* Begin INFORMATION PROVIDED *

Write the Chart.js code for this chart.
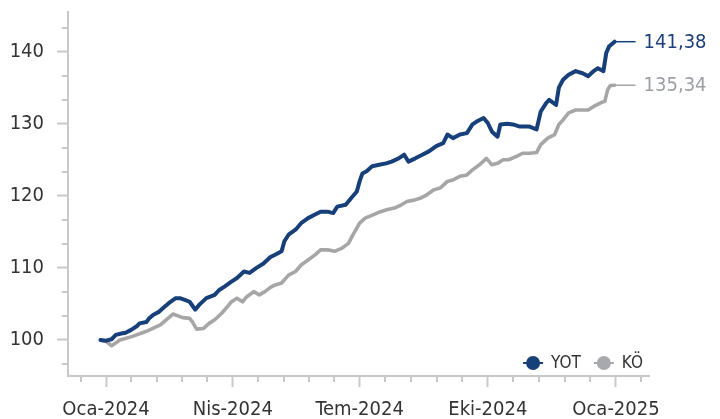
<!DOCTYPE html>
<html>
<head>
<meta charset="utf-8">
<script src="https://cdn.jsdelivr.net/npm/chart.js@4.4.1/dist/chart.umd.min.js"></script>
<style>
  html, body { margin: 0; padding: 0; background: #ffffff; }
  #wrap { width: 720px; height: 419px; }
</style>
</head>
<body>
<div id="wrap"><canvas id="c" width="720" height="419"></canvas></div>
<script>
// ---- Data ----
// x values: days since 2024-01-01
const seriesNames = ['YOT', 'KÖ'];
const yotDays = [-4,0,4,7,11,14,18,22,24,29,31,34,38,42,45,50,53,56,60,64,67,72,78,81,85,90,94,99,103,108,113,118,121,126,128,131,136,140,145,150,154,159,163,166,172,176,180,182,184,187,191,196,201,205,210,214,217,222,227,232,237,242,245,249,254,259,263,266,271,274,277,281,283,288,292,297,304,309,312,316,318,323,325,328,332,337,342,346,350,353,357,359,361,365];
const yotValues = [100.0,99.9,100.1,100.7,100.9,101.0,101.4,101.9,102.3,102.5,103.0,103.5,103.9,104.6,105.1,105.8,105.8,105.6,105.3,104.2,104.9,105.8,106.25,106.9,107.4,108.1,108.6,109.5,109.3,110.0,110.6,111.5,111.8,112.3,113.7,114.6,115.3,116.2,116.9,117.4,117.8,117.8,117.6,118.5,118.75,119.7,120.6,122.0,123.1,123.4,124.1,124.3,124.5,124.75,125.2,125.7,124.75,125.2,125.7,126.2,126.9,127.3,128.5,128.0,128.5,128.7,129.9,130.3,130.8,130.1,128.9,128.2,129.9,130.0,129.9,129.6,129.6,129.2,131.7,132.9,133.3,132.6,135.0,136.1,136.8,137.3,137.0,136.6,137.3,137.7,137.3,139.8,140.7,141.38];
const koDays = [-4,0,4,10,19,29,39,48,55,60,62,65,70,74,78,83,87,90,94,98,101,106,110,114,118,121,126,131,136,140,145,150,154,159,164,169,174,177,182,186,192,197,202,207,212,216,221,226,230,235,240,245,249,254,259,263,268,273,277,281,285,289,295,299,304,309,312,317,322,325,327,332,337,343,346,350,355,358,360,362,365];
const koValues = [100.0,99.8,99.2,100.0,100.5,101.2,102.1,103.6,103.1,103.0,102.5,101.5,101.6,102.3,102.8,103.7,104.6,105.3,105.8,105.3,106.0,106.7,106.25,106.7,107.3,107.6,107.9,109.0,109.5,110.4,111.1,111.8,112.5,112.5,112.3,112.7,113.4,114.5,116.2,116.9,117.4,117.8,118.1,118.3,118.75,119.2,119.4,119.7,120.1,120.8,121.1,122.0,122.2,122.7,122.9,123.6,124.3,125.2,124.3,124.5,125.0,125.0,125.5,125.9,125.9,126.0,127.1,128.0,128.5,129.9,130.3,131.5,131.9,131.9,131.9,132.4,132.9,133.1,134.7,135.3,135.34];
const endLabels = ['141,38', '135,34'];

// Tick labels
const xTickDays = [0, 91, 182, 274, 366];
const xTickLabels = ['Oca-2024', 'Nis-2024', 'Tem-2024', 'Eki-2024', 'Oca-2025'];
const yTickValues = [100, 110, 120, 130, 140];

// ---- Styling ----
const FONT = "'DejaVu Sans Condensed', 'DejaVu Sans', 'Liberation Sans', sans-serif";
const AXIS = '#c8c8c8';
const TEXT = '#333333';
const BLUE = '#173f79';
const GRAY = '#a6a6a6';
const BLUE_LABEL = '#1d3f7a';
const GRAY_LABEL = '#9ca0a6';

function toXY(xs, ys) { return xs.map((x, i) => ({ x: x, y: ys[i] })); }

function xAllTicks() {
  const out = [];
  const step = (xTickDays[1] - xTickDays[0]) / 5;
  out.push({ value: xTickDays[0] - step, major: false });
  for (let i = 0; i < xTickDays.length; i++) {
    out.push({ value: xTickDays[i], major: true });
    if (i < xTickDays.length - 1) {
      const s = (xTickDays[i + 1] - xTickDays[i]) / 5;
      for (let k = 1; k < 5; k++) out.push({ value: xTickDays[i] + s * k, major: false });
    }
  }
  out.push({ value: xTickDays[xTickDays.length - 1] + step, major: false });
  return out;
}
function yAllTicks() {
  const out = [];
  const d = (yTickValues[1] - yTickValues[0]) / 3;
  out.push({ value: yTickValues[0] - d, major: false });
  for (let i = 0; i < yTickValues.length; i++) {
    out.push({ value: yTickValues[i], major: true });
    out.push({ value: yTickValues[i] + d, major: false });
    out.push({ value: yTickValues[i] + 2 * d, major: false });
  }
  return out.filter(t => t.value <= 145.5);
}

const minorTicks = {
  id: 'minorTicks',
  afterDraw(chart) {
    const ctx = chart.ctx;
    const xs = chart.scales.x, ys = chart.scales.y;
    const a = chart.chartArea;
    ctx.save();
    ctx.strokeStyle = AXIS;
    ctx.lineWidth = 2;
    xAllTicks().filter(t => !t.major).forEach(t => {
      const px = Math.round(xs.getPixelForValue(t.value));
      ctx.beginPath(); ctx.moveTo(px, a.bottom); ctx.lineTo(px, a.bottom + 6); ctx.stroke();
    });
    yAllTicks().filter(t => !t.major).forEach(t => {
      const py = Math.round(ys.getPixelForValue(t.value));
      ctx.beginPath(); ctx.moveTo(a.left - 6, py); ctx.lineTo(a.left, py); ctx.stroke();
    });
    ctx.restore();
  }
};

const endLabelPlugin = {
  id: 'endLabels',
  afterDatasetsDraw(chart) {
    const ctx = chart.ctx;
    const colors = [BLUE_LABEL, GRAY_LABEL];
    const lineColors = [BLUE, GRAY];
    ctx.save();
    chart.data.datasets.forEach((ds, i) => {
      const meta = chart.getDatasetMeta(i);
      const last = meta.data[meta.data.length - 1];
      const x = last.x, y = last.y;
      ctx.strokeStyle = lineColors[i];
      ctx.lineWidth = 1.5;
      ctx.beginPath(); ctx.moveTo(x, y); ctx.lineTo(x + 21, y); ctx.stroke();
      ctx.fillStyle = colors[i];
      ctx.font = '20px ' + FONT;
      ctx.textBaseline = 'middle';
      ctx.textAlign = 'left';
      ctx.fillText(endLabels[i], x + 29, y + 1);
    });
    ctx.restore();
  }
};

const legendPlugin = {
  id: 'customLegend',
  afterDraw(chart) {
    const ctx = chart.ctx;
    const a = chart.chartArea;
    const colors = [BLUE, '#a7a9ac'];
    ctx.save();
    ctx.font = '17px ' + FONT;
    ctx.textBaseline = 'middle';
    const y = a.bottom - 13;
    const widths = seriesNames.map(n => ctx.measureText(n).width);
    const markerW = 20, gapText = 8, gapItem = 13;
    let total = 0;
    widths.forEach((w, i) => { total += markerW + gapText + w + (i < widths.length - 1 ? gapItem : 0); });
    let x = a.right - 6 - total;
    seriesNames.forEach((n, i) => {
      ctx.strokeStyle = colors[i];
      ctx.fillStyle = colors[i];
      ctx.lineWidth = 2;
      ctx.beginPath(); ctx.moveTo(x, y); ctx.lineTo(x + markerW, y); ctx.stroke();
      ctx.beginPath(); ctx.arc(x + markerW / 2, y, 7, 0, Math.PI * 2); ctx.fill();
      ctx.fillStyle = TEXT;
      ctx.textAlign = 'left';
      ctx.fillText(n, x + markerW + gapText, y + 1);
      x += markerW + gapText + widths[i] + gapItem;
    });
    ctx.restore();
  }
};

new Chart(document.getElementById('c'), {
  type: 'line',
  data: {
    datasets: [
      { label: seriesNames[0], data: toXY(yotDays, yotValues), borderColor: BLUE, borderWidth: 4,
        pointRadius: 0, tension: 0, fill: false, borderJoinStyle: 'round', borderCapStyle: 'round' },
      { label: seriesNames[1], data: toXY(koDays, koValues), borderColor: GRAY, borderWidth: 3.6,
        pointRadius: 0, tension: 0, fill: false, borderJoinStyle: 'round', borderCapStyle: 'round' }
    ]
  },
  options: {
    responsive: false,
    animation: false,
    devicePixelRatio: 1,
    layout: { padding: { top: 12, right: 71, left: 0, bottom: 0 } },
    plugins: { legend: { display: false }, tooltip: { enabled: false } },
    scales: {
      x: {
        type: 'linear',
        min: -27.3, max: 389.7,
        afterBuildTicks(scale) { scale.ticks = xAllTicks().map(t => ({ value: t.value })); },
        afterFit(scale) { scale.height = 43; scale.paddingLeft = 0; scale.paddingRight = 0; },
        border: { display: true, color: AXIS, width: 2 },
        grid: {
          display: true, drawOnChartArea: false, drawTicks: true, tickLength: 11, tickWidth: 2,
          tickColor: (c) => (c.tick && xTickDays.indexOf(c.tick.value) >= 0) ? AXIS : 'rgba(0,0,0,0)'
        },
        ticks: {
          autoSkip: false, maxRotation: 0, minRotation: 0, padding: 11,
          color: TEXT, font: { family: FONT, size: 20 },
          callback: (v) => { const i = xTickDays.indexOf(v); return i >= 0 ? xTickLabels[i] : ''; }
        }
      },
      y: {
        type: 'linear',
        min: 95, max: 145.5,
        afterBuildTicks(scale) { scale.ticks = yAllTicks().map(t => ({ value: t.value })); },
        afterFit(scale) { scale.width = 68; scale.paddingTop = 0; scale.paddingBottom = 0; },
        border: { display: true, color: AXIS, width: 2 },
        grid: {
          display: true, drawOnChartArea: false, drawTicks: true, tickLength: 11, tickWidth: 2,
          tickColor: (c) => (c.tick && yTickValues.indexOf(c.tick.value) >= 0) ? AXIS : 'rgba(0,0,0,0)'
        },
        ticks: {
          autoSkip: false, padding: 13,
          color: TEXT, font: { family: FONT, size: 20 },
          callback: (v) => yTickValues.indexOf(v) >= 0 ? String(v) : ''
        }
      }
    }
  },
  plugins: [minorTicks, endLabelPlugin, legendPlugin]
});
</script>
</body>
</html>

* End INFORMATION PROVIDED *

> _SHORT TASK_: Reproduce the material above from its first line through the line containing "const endLabels = ['141,38', '135,34'];", both ends included, and skip every picture.

> _COMPLETE OUTPUT_:
Write the Chart.js code for this chart.
<!DOCTYPE html>
<html>
<head>
<meta charset="utf-8">
<script src="https://cdn.jsdelivr.net/npm/chart.js@4.4.1/dist/chart.umd.min.js"></script>
<style>
  html, body { margin: 0; padding: 0; background: #ffffff; }
  #wrap { width: 720px; height: 419px; }
</style>
</head>
<body>
<div id="wrap"><canvas id="c" width="720" height="419"></canvas></div>
<script>
// ---- Data ----
// x values: days since 2024-01-01
const seriesNames = ['YOT', 'KÖ'];
const yotDays = [-4,0,4,7,11,14,18,22,24,29,31,34,38,42,45,50,53,56,60,64,67,72,78,81,85,90,94,99,103,108,113,118,121,126,128,131,136,140,145,150,154,159,163,166,172,176,180,182,184,187,191,196,201,205,210,214,217,222,227,232,237,242,245,249,254,259,263,266,271,274,277,281,283,288,292,297,304,309,312,316,318,323,325,328,332,337,342,346,350,353,357,359,361,365];
const yotValues = [100.0,99.9,100.1,100.7,100.9,101.0,101.4,101.9,102.3,102.5,103.0,103.5,103.9,104.6,105.1,105.8,105.8,105.6,105.3,104.2,104.9,105.8,106.25,106.9,107.4,108.1,108.6,109.5,109.3,110.0,110.6,111.5,111.8,112.3,113.7,114.6,115.3,116.2,116.9,117.4,117.8,117.8,117.6,118.5,118.75,119.7,120.6,122.0,123.1,123.4,124.1,124.3,124.5,124.75,125.2,125.7,124.75,125.2,125.7,126.2,126.9,127.3,128.5,128.0,128.5,128.7,129.9,130.3,130.8,130.1,128.9,128.2,129.9,130.0,129.9,129.6,129.6,129.2,131.7,132.9,133.3,132.6,135.0,136.1,136.8,137.3,137.0,136.6,137.3,137.7,137.3,139.8,140.7,141.38];
const koDays = [-4,0,4,10,19,29,39,48,55,60,62,65,70,74,78,83,87,90,94,98,101,106,110,114,118,121,126,131,136,140,145,150,154,159,164,169,174,177,182,186,192,197,202,207,212,216,221,226,230,235,240,245,249,254,259,263,268,273,277,281,285,289,295,299,304,309,312,317,322,325,327,332,337,343,346,350,355,358,360,362,365];
const koValues = [100.0,99.8,99.2,100.0,100.5,101.2,102.1,103.6,103.1,103.0,102.5,101.5,101.6,102.3,102.8,103.7,104.6,105.3,105.8,105.3,106.0,106.7,106.25,106.7,107.3,107.6,107.9,109.0,109.5,110.4,111.1,111.8,112.5,112.5,112.3,112.7,113.4,114.5,116.2,116.9,117.4,117.8,118.1,118.3,118.75,119.2,119.4,119.7,120.1,120.8,121.1,122.0,122.2,122.7,122.9,123.6,124.3,125.2,124.3,124.5,125.0,125.0,125.5,125.9,125.9,126.0,127.1,128.0,128.5,129.9,130.3,131.5,131.9,131.9,131.9,132.4,132.9,133.1,134.7,135.3,135.34];
const endLabels = ['141,38', '135,34'];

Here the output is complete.